Catholic Health Australia is joining the call for a greater focus on prevention, research and treatment to fight the country's looming health crisis: Dementia.

Representatives from the Catholic Health Australia network were among more than 500 people who marched on Parliament this morning to demand funding to address Australia's dementia epidemic.

The march, organised by Alzheimer's Australia, coincided with the release of a report from Deloitte Access Economics that warned the number of Australians with dementia will reach 1 million by 2050 – up from the current total of 267,000 – unless there is a significant medical breakthrough.

In order to achieve that breakthrough, new funding is needed over the next five years, politicians were told at the march.
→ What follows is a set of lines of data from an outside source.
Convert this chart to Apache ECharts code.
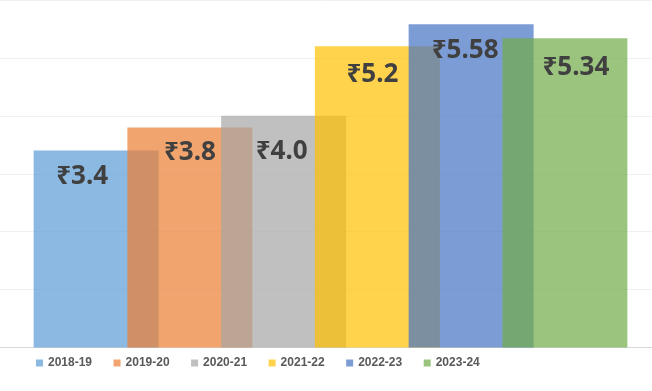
<!DOCTYPE html>
<html>
<head>
<meta charset="utf-8">
<script src="https://cdn.jsdelivr.net/npm/echarts@6/dist/echarts.min.js"></script>
<style>html,body{margin:0;padding:0;background:#fff}#c{width:652px;height:391px}</style>
</head>
<body>
<div id="c"></div>
<script>
const years = ["2018-19", "2019-20", "2020-21", "2021-22", "2022-23", "2023-24"];
const values = [3.4, 3.8, 4.0, 5.2, 5.58, 5.34];
const labels = ["₹3.4", "₹3.8", "₹4.0", "₹5.2", "₹5.58", "₹5.34"];
const colors = ["rgba(91,155,213,0.7)", "rgba(237,125,49,0.7)", "rgba(165,165,165,0.7)",
                "rgba(255,192,0,0.7)", "rgba(68,114,196,0.7)", "rgba(112,173,71,0.7)"];
const labelOffsets = [[-14, 1], [0, 0], [-2, 11], [-5, 3], [-6, 1], [11, 4]];

const chart = echarts.init(document.getElementById('c'), null, {renderer: 'canvas'});
chart.setOption({
  animation: false,
  backgroundColor: '#ffffff',
  grid: {left: 0, right: -9, top: 0, bottom: 43.5, outerBoundsMode: 'none', containLabel: false},
  legend: {
    left: 31, top: 352,
    itemWidth: 7, itemHeight: 7, itemGap: 21.5,
    icon: 'rect',
    textStyle: {color: '#595959', fontSize: 12, fontWeight: 'bold', fontFamily: 'Liberation Sans'},
    data: years
  },
  xAxis: {
    type: 'category', data: [''],
    axisLine: {show: true, lineStyle: {color: '#d9d9d9'}},
    axisTick: {show: false}, axisLabel: {show: false}
  },
  yAxis: {
    type: 'value', min: 0, max: 6, interval: 1,
    axisLabel: {show: false}, axisLine: {show: false}, axisTick: {show: false},
    splitLine: {lineStyle: {color: '#eef0f5', width: 1}}
  },
  series: years.map((y, i) => ({
    name: y, type: 'bar', data: [values[i]],
    barWidth: 125, barGap: '-25%',
    itemStyle: {color: colors[i]},
    label: {
      show: true, position: 'insideTop', distance: 12,
      offset: labelOffsets[i],
      formatter: () => labels[i],
      color: '#404040', fontSize: 26, fontWeight: 'bold', fontFamily: 'Noto Sans'
    }
  }))
});
</script>
</body>
</html>
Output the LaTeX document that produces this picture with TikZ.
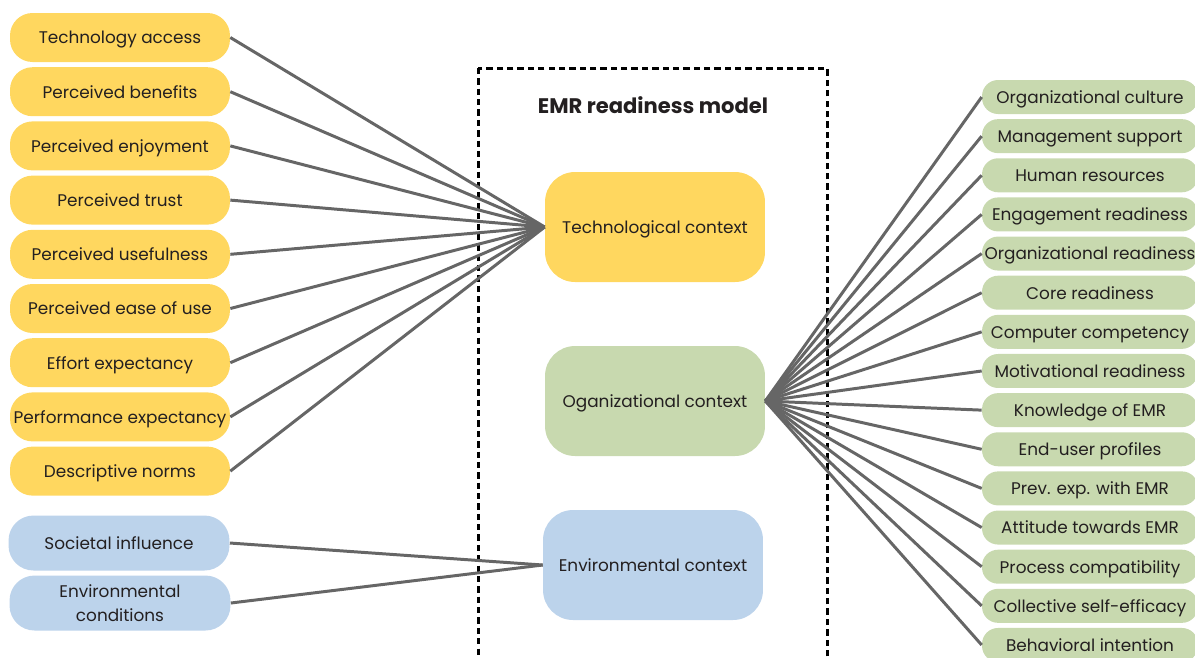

Alzheimer's Australia chief executive Glenn Rees said that money would help raise awareness around the condition, achieve timely diagnosis, allow for quality dementia care, help Australians reduce their risk of dementia and fund dementia research.

Catholic Health Australia chief executive Martin Laverty has endorsed the efforts of Alzheimer's Australia to raise awareness of the growing area of concern.

"The increasing number of people with dementia – estimated to reach 385,000 by the end of this decade – poses a serious challenge for providers of care, in both residential and community care settings," he said.

"We support Alzheimer's Australia in its effort to have dementia receive the attention it needs as part of broader aged-care reform.

"Unless we as a nation deal appropriately with dementia, it will be an enormously costly burden on future taxpayers.

"We were delighted to join today's protest – something we don't often do.

"We want to work with government as it shapes aged-care reform to prioritise the needs of people living with dementia."